Directions - Quote the listing below word for word, stopping after the line that contains "import seaborn as sns".

Exercise input -

** begin **

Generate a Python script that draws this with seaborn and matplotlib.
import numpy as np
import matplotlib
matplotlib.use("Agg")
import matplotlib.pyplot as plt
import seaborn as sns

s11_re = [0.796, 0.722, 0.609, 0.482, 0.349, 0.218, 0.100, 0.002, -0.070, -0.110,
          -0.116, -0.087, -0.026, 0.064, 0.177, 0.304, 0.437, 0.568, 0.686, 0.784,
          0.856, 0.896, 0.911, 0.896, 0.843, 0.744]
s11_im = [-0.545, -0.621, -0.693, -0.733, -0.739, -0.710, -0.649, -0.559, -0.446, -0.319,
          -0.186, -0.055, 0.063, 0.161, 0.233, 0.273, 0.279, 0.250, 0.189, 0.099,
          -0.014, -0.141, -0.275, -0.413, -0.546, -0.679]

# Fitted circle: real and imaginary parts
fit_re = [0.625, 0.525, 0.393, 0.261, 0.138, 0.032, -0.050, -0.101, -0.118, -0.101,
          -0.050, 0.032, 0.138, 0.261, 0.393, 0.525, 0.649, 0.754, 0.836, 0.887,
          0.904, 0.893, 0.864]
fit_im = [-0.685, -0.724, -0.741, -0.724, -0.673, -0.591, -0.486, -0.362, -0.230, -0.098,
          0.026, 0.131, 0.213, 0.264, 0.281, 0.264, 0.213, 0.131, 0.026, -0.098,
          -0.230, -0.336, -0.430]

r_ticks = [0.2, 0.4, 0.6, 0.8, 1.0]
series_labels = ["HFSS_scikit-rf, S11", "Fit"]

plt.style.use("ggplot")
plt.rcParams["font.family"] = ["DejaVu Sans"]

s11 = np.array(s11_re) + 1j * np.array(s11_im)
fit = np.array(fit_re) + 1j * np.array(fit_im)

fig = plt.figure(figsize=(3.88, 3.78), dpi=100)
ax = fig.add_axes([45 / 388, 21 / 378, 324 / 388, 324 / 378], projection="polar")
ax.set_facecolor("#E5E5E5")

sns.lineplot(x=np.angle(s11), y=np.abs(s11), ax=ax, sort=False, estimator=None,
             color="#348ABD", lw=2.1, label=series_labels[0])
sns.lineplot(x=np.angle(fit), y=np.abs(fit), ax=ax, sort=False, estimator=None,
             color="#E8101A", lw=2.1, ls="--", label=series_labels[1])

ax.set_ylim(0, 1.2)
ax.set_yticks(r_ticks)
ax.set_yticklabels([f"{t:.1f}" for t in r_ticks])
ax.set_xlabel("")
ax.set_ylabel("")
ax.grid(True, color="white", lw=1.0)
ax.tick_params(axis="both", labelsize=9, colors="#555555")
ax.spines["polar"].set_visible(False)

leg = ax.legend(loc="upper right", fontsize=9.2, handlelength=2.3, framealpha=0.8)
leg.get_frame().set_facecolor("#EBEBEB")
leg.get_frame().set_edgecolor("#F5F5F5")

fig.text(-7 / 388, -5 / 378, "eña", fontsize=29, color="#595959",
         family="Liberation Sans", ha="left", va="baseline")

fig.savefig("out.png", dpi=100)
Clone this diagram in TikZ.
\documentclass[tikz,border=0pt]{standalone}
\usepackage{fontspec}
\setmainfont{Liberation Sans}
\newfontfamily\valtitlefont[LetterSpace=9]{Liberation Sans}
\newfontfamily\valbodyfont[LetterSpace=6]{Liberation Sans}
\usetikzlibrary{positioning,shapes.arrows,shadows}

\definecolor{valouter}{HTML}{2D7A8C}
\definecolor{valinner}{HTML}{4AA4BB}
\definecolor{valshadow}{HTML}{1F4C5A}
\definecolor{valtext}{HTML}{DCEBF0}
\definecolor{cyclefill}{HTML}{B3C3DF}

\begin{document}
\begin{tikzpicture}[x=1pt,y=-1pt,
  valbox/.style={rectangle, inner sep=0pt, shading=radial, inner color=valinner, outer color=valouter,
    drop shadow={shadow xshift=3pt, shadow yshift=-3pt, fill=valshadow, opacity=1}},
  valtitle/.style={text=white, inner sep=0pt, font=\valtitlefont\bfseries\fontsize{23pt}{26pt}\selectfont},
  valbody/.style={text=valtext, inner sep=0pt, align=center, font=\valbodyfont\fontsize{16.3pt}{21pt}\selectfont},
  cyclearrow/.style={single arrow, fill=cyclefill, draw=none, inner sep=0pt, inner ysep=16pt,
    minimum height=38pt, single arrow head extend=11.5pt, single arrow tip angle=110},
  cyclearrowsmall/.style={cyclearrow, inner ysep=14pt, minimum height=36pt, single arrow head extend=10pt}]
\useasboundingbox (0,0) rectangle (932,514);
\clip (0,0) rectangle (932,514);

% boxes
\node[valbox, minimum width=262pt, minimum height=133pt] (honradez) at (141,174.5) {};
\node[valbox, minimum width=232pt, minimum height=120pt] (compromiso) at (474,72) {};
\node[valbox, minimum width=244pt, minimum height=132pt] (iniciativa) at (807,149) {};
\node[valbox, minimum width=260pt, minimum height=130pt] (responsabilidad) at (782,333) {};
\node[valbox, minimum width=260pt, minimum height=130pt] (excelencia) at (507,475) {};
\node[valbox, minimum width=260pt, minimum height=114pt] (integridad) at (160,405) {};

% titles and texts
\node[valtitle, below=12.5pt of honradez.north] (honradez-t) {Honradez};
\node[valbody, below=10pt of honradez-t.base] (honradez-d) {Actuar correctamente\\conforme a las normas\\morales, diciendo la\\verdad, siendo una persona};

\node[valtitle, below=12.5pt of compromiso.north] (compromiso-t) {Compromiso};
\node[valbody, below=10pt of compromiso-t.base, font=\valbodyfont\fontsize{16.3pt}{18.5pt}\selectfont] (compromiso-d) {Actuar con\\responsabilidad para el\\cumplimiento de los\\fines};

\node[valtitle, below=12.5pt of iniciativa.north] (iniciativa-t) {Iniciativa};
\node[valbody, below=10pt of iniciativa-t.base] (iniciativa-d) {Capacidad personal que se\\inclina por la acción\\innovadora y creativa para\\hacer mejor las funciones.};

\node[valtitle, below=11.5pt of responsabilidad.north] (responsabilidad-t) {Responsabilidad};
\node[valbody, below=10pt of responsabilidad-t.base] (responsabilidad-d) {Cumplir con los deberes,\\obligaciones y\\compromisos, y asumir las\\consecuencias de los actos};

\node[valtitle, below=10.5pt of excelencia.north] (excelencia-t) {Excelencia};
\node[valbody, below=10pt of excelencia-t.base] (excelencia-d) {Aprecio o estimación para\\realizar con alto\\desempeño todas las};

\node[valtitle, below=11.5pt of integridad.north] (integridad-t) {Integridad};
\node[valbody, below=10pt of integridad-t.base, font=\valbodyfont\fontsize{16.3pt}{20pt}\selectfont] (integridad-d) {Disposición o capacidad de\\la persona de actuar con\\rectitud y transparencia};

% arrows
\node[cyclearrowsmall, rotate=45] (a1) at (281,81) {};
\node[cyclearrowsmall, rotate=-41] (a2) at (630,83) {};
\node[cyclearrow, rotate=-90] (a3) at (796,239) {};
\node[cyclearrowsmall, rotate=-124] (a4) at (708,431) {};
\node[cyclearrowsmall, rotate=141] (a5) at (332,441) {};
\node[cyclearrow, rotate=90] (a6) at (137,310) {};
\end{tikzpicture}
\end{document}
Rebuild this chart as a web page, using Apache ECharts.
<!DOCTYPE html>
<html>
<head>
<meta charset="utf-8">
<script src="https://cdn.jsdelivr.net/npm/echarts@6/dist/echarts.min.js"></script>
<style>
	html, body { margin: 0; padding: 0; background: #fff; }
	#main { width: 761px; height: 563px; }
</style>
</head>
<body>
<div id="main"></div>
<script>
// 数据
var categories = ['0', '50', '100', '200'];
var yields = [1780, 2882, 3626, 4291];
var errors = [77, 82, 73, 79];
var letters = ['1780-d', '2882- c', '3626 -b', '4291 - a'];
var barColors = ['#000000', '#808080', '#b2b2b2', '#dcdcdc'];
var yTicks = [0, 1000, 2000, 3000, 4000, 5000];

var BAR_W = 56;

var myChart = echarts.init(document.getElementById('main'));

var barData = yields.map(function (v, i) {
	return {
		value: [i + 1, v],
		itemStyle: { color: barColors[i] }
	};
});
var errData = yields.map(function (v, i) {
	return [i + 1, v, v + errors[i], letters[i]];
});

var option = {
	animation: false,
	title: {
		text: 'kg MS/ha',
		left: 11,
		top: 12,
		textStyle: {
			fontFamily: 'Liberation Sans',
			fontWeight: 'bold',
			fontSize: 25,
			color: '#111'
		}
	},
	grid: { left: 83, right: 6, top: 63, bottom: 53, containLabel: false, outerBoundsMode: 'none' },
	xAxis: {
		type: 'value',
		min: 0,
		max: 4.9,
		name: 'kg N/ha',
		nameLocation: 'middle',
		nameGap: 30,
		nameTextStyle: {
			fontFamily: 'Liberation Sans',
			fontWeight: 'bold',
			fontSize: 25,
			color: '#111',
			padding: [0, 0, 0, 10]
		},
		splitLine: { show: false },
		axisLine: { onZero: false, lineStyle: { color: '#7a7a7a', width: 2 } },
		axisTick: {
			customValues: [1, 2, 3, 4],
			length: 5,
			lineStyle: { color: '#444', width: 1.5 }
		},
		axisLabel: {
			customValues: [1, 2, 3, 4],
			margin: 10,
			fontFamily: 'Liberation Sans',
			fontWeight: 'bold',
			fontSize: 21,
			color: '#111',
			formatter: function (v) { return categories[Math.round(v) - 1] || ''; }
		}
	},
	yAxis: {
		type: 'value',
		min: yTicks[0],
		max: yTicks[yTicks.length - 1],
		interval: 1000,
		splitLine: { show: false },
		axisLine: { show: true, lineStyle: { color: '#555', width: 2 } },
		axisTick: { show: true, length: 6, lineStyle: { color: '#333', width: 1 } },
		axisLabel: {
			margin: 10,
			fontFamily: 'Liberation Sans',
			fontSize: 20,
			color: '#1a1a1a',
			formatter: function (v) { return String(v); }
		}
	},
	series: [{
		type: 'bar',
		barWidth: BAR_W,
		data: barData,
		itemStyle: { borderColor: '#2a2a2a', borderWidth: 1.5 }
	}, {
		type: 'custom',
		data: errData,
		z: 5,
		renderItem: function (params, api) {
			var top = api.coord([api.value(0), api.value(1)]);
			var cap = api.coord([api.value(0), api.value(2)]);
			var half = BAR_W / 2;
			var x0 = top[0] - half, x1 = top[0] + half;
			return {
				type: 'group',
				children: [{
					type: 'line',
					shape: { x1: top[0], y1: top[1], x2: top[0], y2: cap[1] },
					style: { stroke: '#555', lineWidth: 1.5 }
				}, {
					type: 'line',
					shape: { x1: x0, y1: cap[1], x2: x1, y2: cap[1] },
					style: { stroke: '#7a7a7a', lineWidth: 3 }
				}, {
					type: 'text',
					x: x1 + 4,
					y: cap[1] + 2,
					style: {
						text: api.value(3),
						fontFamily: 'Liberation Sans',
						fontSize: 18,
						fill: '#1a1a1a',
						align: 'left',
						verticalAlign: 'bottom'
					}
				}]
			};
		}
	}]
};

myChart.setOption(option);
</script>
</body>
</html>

** end **

Exercise output -
Generate a Python script that draws this with seaborn and matplotlib.
import numpy as np
import matplotlib
matplotlib.use("Agg")
import matplotlib.pyplot as plt
import seaborn as sns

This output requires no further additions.